Sunday, August 2, 2009

Fast Track to the Winter Olympics

The six-month countdown to the 2010 Winter Olympics begins this month - Aug. 12, to be exact - and the Games, the first ones planned for Canada's west coast, are on the fast track to success.

I met with a phalanx of Canadian tourism media relations people last week, to get the skinny on the Olympic Games, whiuch begin Feb. 12, 2010, and the ParaOlympic Games, which start exactly a month later, on March 12.

And while the half-dozen public relations people who joined me at breakfast in San Francisco's Fairmont Hotel were understandably and necessarily promotional, they have reason to be confident that the Games - to be held in the seaside city of Vancouver and the mountain resort redoubt of Whister, British Columbia, are on the fast-track.

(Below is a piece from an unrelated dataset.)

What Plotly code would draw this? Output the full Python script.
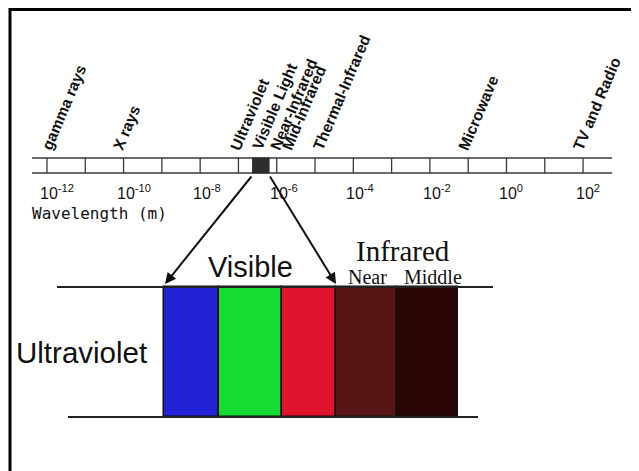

For one thing, as Whistler's delightfully named Breton Murphy pointed out, the sporting venues have been finished for two years and tested in high-level international competitions ahead of the Games. Unlike the near-improvisational Games in Athens, these Olympics are being planned to a fair thee well, with preparations running ahead of schedule.

Tickets for most events are still available, I was told.

Americans must buy Olympics ducats through CoSport.com, the same California company that sold tickets to the Summer Olympics in Beijing last year. Some events go for just a few bucks, but tickets to the opening ceremony - to be held indoors for the first time, in Vancouver's BC Place complex - can cost several hundred dollars each. Ditto for the men's hockey games, showcasing stars from the National Hockey League, and guaranteed to drive hockey-mad Canadians into a tizzy.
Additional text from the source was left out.